Q. How wide and deep should my kitchen sink be?
A. We advise most homeowners to buy a kitchen sink that is at least 25 inches wide. That said, sinks of 30 to 33 inches in width are more common. If you're tight on space, you might have to go with a sink as little as 15 inches wide.
Keep these points in mind when picking your sink's width and depth.
- A kitchen sink that is too narrow will make you struggle when washing bulkier items.
- A kitchen sink that is too wide might overwhelm your cabinet space.
- A kitchen sink that is too deep might cause you to strain your back as you lean down to wash dishes.
- A kitchen sink that is too shallow will fill up quickly and could lead to a flooded countertop.
Q. How often should I clean my kitchen sink?
A. The answer to this question depends, in large part, on how often you use it and what you put inside it. Most home cooks should clean their kitchen sink at least once per day with a germ-killing disinfectant. The UK's National Health Service estimates there are about 100,000 times more germs in the average kitchen sink than in the average toilet.

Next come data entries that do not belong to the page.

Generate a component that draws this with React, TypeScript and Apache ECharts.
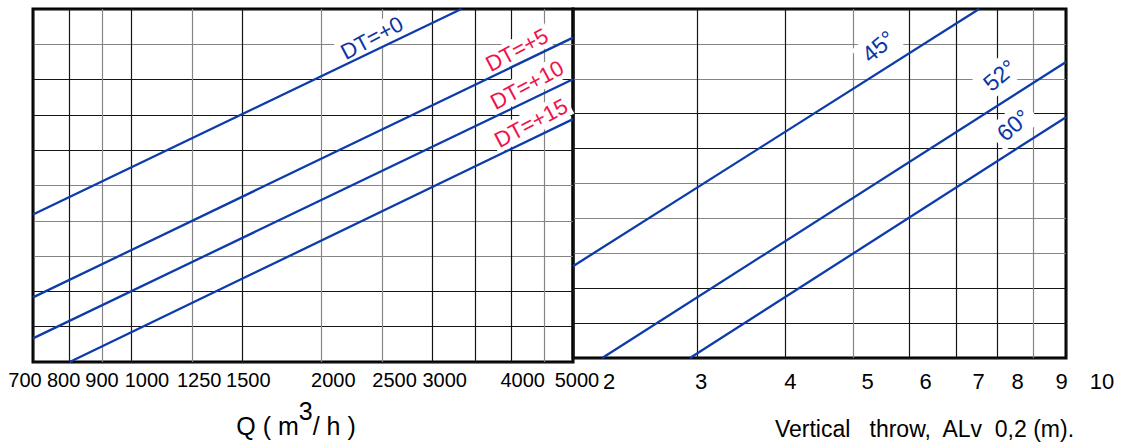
import { useEffect, useRef } from 'react';
import * as echarts from 'echarts';

// ---------- data ----------
// Left panel: air flow Q (m3/h), logarithmic scale
const Q_MIN = 700;
const Q_MAX = 5000;
const Q_GRID = [700, 800, 900, 1000, 1250, 1500, 2000, 2500, 3000, 3500, 4000, 4500, 5000];
const Q_TICK_LABELS = [700, 800, 900, 1000, 1250, 1500, 2000, 2500, 3000, 4000, 5000];

// Right panel: vertical throw ALv 0,2 (m), logarithmic scale
const V_MIN = 2;
const V_MAX = 10;
const V_GRID = [2, 3, 4, 5, 6, 7, 8, 9, 10];
const V_TICK_LABELS = [2, 3, 4, 5, 6, 7, 8, 9, 10];

// Common (unlabelled) vertical scale
const Y_MIN = 0;
const Y_MAX = 10;
const Y_STEP = 1;

// Temperature-difference curves (Q, y)
const DT0 = [[700, 4.18], [3330, 10]];
const DT5 = [[700, 1.83], [5000, 9.19]];
const DT10 = [[700, 0.67], [5000, 8.01]];
const DT15 = [[800, 0], [5000, 6.88]];

// Angle curves (throw, y)
const A45 = [[2, 2.63], [7.53, 10]];
const A52 = [[2.2, 0], [10, 8.48]];
const A60 = [[2.93, 0], [10, 6.9]];

// Curve captions and where they sit (data coordinates)
const LEFT_CAPTIONS = ['DT=+0', 'DT=+5', 'DT=+10', 'DT=+15'];
const LEFT_CAPTION_AT = [[2404, 9.18], [4077, 8.84], [4228, 7.85], [4290, 6.77]];
const RIGHT_CAPTIONS = ['45°', '52°', '60°'];
const RIGHT_CAPTION_AT = [[5.42, 8.93], [8.05, 8.1], [8.42, 6.67]];

// ---------- styles ----------
const FONT = "'Liberation Sans', Arial, Helvetica, sans-serif";
const LINE_BLUE = '#0d3caa';
const TEXT_BLUE = '#0c36a4';
const RED = '#f0124a';
const K = '#141414';
const G = '#858585';

const Q_GRID_COLORS = [K, K, G, K, G, K, G, G, K, K, K, G, K];
const V_GRID_COLORS = [K, K, K, G, K, K, K, G, K];
const Y_COLORS_L = [K, K, K, G, G, G, K, K, K, G, K];
const Y_COLORS_R = [K, K, K, G, G, G, K, K, G, G, K];

// horizontal pixel shift of each tick label relative to its grid line
const Q_LABEL_SHIFT = [-8, -6, 0, 16, 7, 6, 12, 12, 12, 11, 4];
const V_LABEL_SHIFT = [36, 4, 5, 14, 16, 22, 20, 28, 36];
const LEFT_CAPTION_COLORS = [TEXT_BLUE, RED, RED, RED];
const LEFT_CAPTION_ROT = 28;
const RIGHT_CAPTION_ROT = 40;

function shiftRich(shifts: number[], fontSize: number) {
  const r: Record<string, any> = {};
  shifts.forEach((d, i) => {
    r['t' + i] = {
      fontSize,
      fontFamily: FONT,
      color: '#000',
      padding: [0, d < 0 ? -2 * d : 0, 0, d > 0 ? 2 * d : 0],
    };
  });
  return r;
}

function nearestIndex(arr: number[], v: number) {
  let best = 0;
  let bd = Infinity;
  arr.forEach((a, i) => {
    const d = Math.abs(Math.log(a / v));
    if (d < bd) {
      bd = d;
      best = i;
    }
  });
  return best;
}

function lineSeries(data: number[][], axis: number) {
  return {
    type: 'line',
    xAxisIndex: axis,
    yAxisIndex: axis,
    data,
    symbol: 'none',
    showSymbol: false,
    silent: true,
    z: 3,
    lineStyle: { color: LINE_BLUE, width: 2.3 },
  };
}

export default function App() {
  const ref = useRef<HTMLDivElement>(null);

  useEffect(() => {
    if (!ref.current) return;
    const chart = echarts.init(ref.current, undefined, { renderer: 'svg' });

    const option: any = {
      animation: false,
      backgroundColor: '#fff',
      grid: [
        { left: 33, top: 9, width: 540, height: 353, show: true, borderColor: '#000', borderWidth: 3 },
        { left: 573, top: 9, width: 493, height: 353, show: true, borderColor: '#000', borderWidth: 3 },
      ],
      xAxis: [
        {
          type: 'log',
          logBase: 10,
          gridIndex: 0,
          min: Q_MIN,
          max: Q_MAX,
          axisLine: { show: false },
          axisTick: { show: false, customValues: Q_GRID },
          axisLabel: {
            customValues: Q_TICK_LABELS,
            margin: 8,
            formatter: (v: number) => {
              const i = nearestIndex(Q_TICK_LABELS, v);
              return `{t${i}|${Q_TICK_LABELS[i]}}`;
            },
            rich: shiftRich(Q_LABEL_SHIFT, 20),
          },
          splitLine: { show: true, lineStyle: { color: Q_GRID_COLORS, width: 1.2 } },
          name: '{a|Q ( m}{s|3}{a|/ h )}',
          nameLocation: 'middle',
          nameGap: 36,
          nameTextStyle: {
            padding: [0, 14, 0, 0],
            rich: {
              a: { fontSize: 25, fontFamily: FONT, color: '#000' },
              s: { fontSize: 25, fontFamily: FONT, color: '#000', padding: [0, 0, 30, 0] },
            },
          },
        },
        {
          type: 'log',
          logBase: 10,
          gridIndex: 1,
          min: V_MIN,
          max: V_MAX,
          axisLine: { show: false },
          axisTick: { show: false, customValues: V_GRID },
          axisLabel: {
            customValues: V_TICK_LABELS,
            margin: 12,
            formatter: (v: number) => {
              const i = nearestIndex(V_TICK_LABELS, v);
              return `{t${i}|${V_TICK_LABELS[i]}}`;
            },
            rich: shiftRich(V_LABEL_SHIFT, 22),
          },
          splitLine: { show: true, lineStyle: { color: V_GRID_COLORS, width: 1.2 } },
          name: 'Vertical   throw,  ALv  0,2 (m).',
          nameLocation: 'middle',
          nameGap: 59,
          nameTextStyle: { fontSize: 23, fontFamily: FONT, color: '#000', padding: [0, 0, 0, 210] },
        },
      ],
      yAxis: [
        {
          type: 'value',
          gridIndex: 0,
          min: Y_MIN,
          max: Y_MAX,
          interval: Y_STEP,
          axisLine: { show: false },
          axisTick: { show: false },
          axisLabel: { show: false },
          splitLine: { show: true, lineStyle: { color: Y_COLORS_L, width: 1.2 } },
        },
        {
          type: 'value',
          gridIndex: 1,
          min: Y_MIN,
          max: Y_MAX,
          interval: Y_STEP,
          axisLine: { show: false },
          axisTick: { show: false },
          axisLabel: { show: false },
          splitLine: { show: true, lineStyle: { color: Y_COLORS_R, width: 1.2 } },
        },
      ],
      series: [
        lineSeries(DT0, 0),
        lineSeries(DT5, 0),
        lineSeries(DT10, 0),
        lineSeries(DT15, 0),
        lineSeries(A45, 1),
        lineSeries(A52, 1),
        lineSeries(A60, 1),
        {
          type: 'scatter',
          xAxisIndex: 0,
          yAxisIndex: 0,
          symbolSize: 0,
          silent: true,
          z: 1,
          itemStyle: { opacity: 1 },
          data: LEFT_CAPTIONS.map((t, i) => ({
            value: LEFT_CAPTION_AT[i],
            label: { formatter: t, color: LEFT_CAPTION_COLORS[i] },
          })),
          label: {
            show: true,
            position: 'inside',
            rotate: LEFT_CAPTION_ROT,
            fontSize: 22,
            fontFamily: FONT,
            backgroundColor: '#fff',
            padding: [1, 3],
          },
        },
        {
          type: 'scatter',
          xAxisIndex: 1,
          yAxisIndex: 1,
          symbolSize: 0,
          silent: true,
          z: 1,
          itemStyle: { opacity: 1 },
          data: RIGHT_CAPTIONS.map((t, i) => ({
            value: RIGHT_CAPTION_AT[i],
            label: { formatter: t },
          })),
          label: {
            show: true,
            position: 'inside',
            rotate: RIGHT_CAPTION_ROT,
            fontSize: 23,
            fontFamily: FONT,
            color: TEXT_BLUE,
            backgroundColor: '#fff',
            padding: [3, 6],
          },
        },
      ],
    };

    chart.setOption(option);
    return () => chart.dispose();
  }, []);

  return (
    <div
      ref={ref}
      style={{ position: 'absolute', left: 0, top: 0, width: 1122, height: 445 }}
    />
  );
}
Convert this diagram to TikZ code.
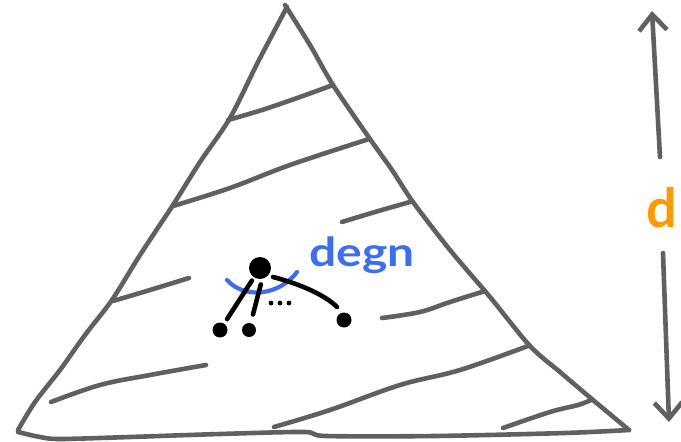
\documentclass[tikz,border=0pt]{standalone}
\usepackage{fontspec}
\usepackage{graphicx}
\setmainfont{Lato}
\usetikzlibrary{arrows.meta}
\definecolor{pen}{HTML}{606060}
\definecolor{bluepen}{HTML}{3D6DF2}
\definecolor{orangepen}{HTML}{FF9900}
\tikzset{
  greyline/.style={draw=pen, line width=4.6pt, line cap=round, line join=round},
  inkline/.style={draw=black, line width=4.6pt, line cap=round, line join=round},
  blueline/.style={draw=bluepen, line width=4.2pt, line cap=round, line join=round},
  dotnode/.style={circle, fill=black, inner sep=0pt},
  arrowline/.style={greyline, -{Straight Barb[length=16pt,width=28pt]}},
}
\begin{document}
\begin{tikzpicture}[x=1pt,y=-1pt]
\useasboundingbox (0,0) rectangle (681,442);
% triangle
\draw[greyline] plot[smooth, tension=0.5] coordinates {(287,7) (258,62) (230,118) (200,162) (173,205) (140,255) (112,300) (85,335) (60,370) (35,402) (18,430)};
\draw[greyline] plot[smooth, tension=0.5] coordinates {(285,5) (310,45) (333,85) (370,139) (392,170) (413,202) (450,250) (490,297) (530,346) (560,372) (593,400) (629,430)};
\draw[greyline] plot[smooth, tension=0.5] coordinates {(18,432) (40,437) (60,439) (130,437) (220,434) (304,432) (326,436) (435,436) (565,433) (629,430)};
% stripes
\draw[greyline] plot[smooth, tension=0.6] coordinates {(228,120) (262,110) (300,97) (333,85)};
\draw[greyline] plot[smooth, tension=0.6] coordinates {(173,206) (230,188) (290,165) (369,139)};
\draw[greyline] plot[smooth, tension=0.6] coordinates {(342,222) (375,212) (410,202)};
\draw[greyline] plot[smooth, tension=0.6] coordinates {(113,301) (150,290) (189,278)};
\draw[greyline] plot[smooth, tension=0.6] coordinates {(382,318) (420,312) (450,302) (485,291)};
\draw[greyline] plot[smooth, tension=0.6] coordinates {(51,402) (100,385) (150,375) (206,365)};
\draw[greyline] plot[smooth, tension=0.6] coordinates {(274,427) (330,410) (400,385) (460,370) (528,346)};
\draw[greyline] plot[smooth, tension=0.6] coordinates {(503,428) (550,412) (578,405) (591,400)};
% depth arrow
\node[inner sep=0pt, text=orangepen, font=\bfseries\fontsize{54}{54}\selectfont] (dlab) at (662,208) {d};
\coordinate (utail) at (660,157);
\coordinate (utip) at (652,11);
\coordinate (ltail) at (663,253);
\coordinate (ltip) at (669,422);
\draw[arrowline] (utail) -- (utip);
\draw[arrowline] (ltail) -- (ltip);
% tree
\node[dotnode, minimum size=22pt] (root) at (260,268) {};
\node[dotnode, minimum size=15pt] (c1) at (220,330) {};
\node[dotnode, minimum size=14pt] (c2) at (249,330) {};
\node[dotnode, minimum size=15pt] (c3) at (344,320) {};
\draw[blueline] (227,280) .. controls (245,300) and (280,295) .. (297,272);
\draw[inkline, shorten <=15pt, shorten >=13pt] (root.center) -- (c1.center);
\draw[inkline, shorten <=17pt, shorten >=16pt] ([xshift=5pt]root.center) -- (c2.center);
\draw[inkline] ([shift={(13,9)}]root.center) .. controls (300,284) and (325,295) .. ([shift={(-7,-13)}]c3.center);
\fill (271,303) circle (2.4pt) (280,303) circle (2.4pt) (289,303) circle (2.4pt);
\node[anchor=base west, inner sep=0pt, text=bluepen, font=\bfseries\fontsize{40}{40}\selectfont] (degn) at (309,266) {\scalebox{1.2}[1]{degn}};
\end{tikzpicture}
\end{document}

Q. Why would anyone want a "soundproof" kitchen sink?
A. Compare the sound output of a clanging steel sink to a quiet soapstone sink, and you'll understand the appeal of a "soundproof" sink. Even if you opt for stainless steel, however, you can enjoy a quieter sink if you choose a model with a thicker gauge. You can also find sinks that have been coated with a sound-muffling spray or internally padded with rubber.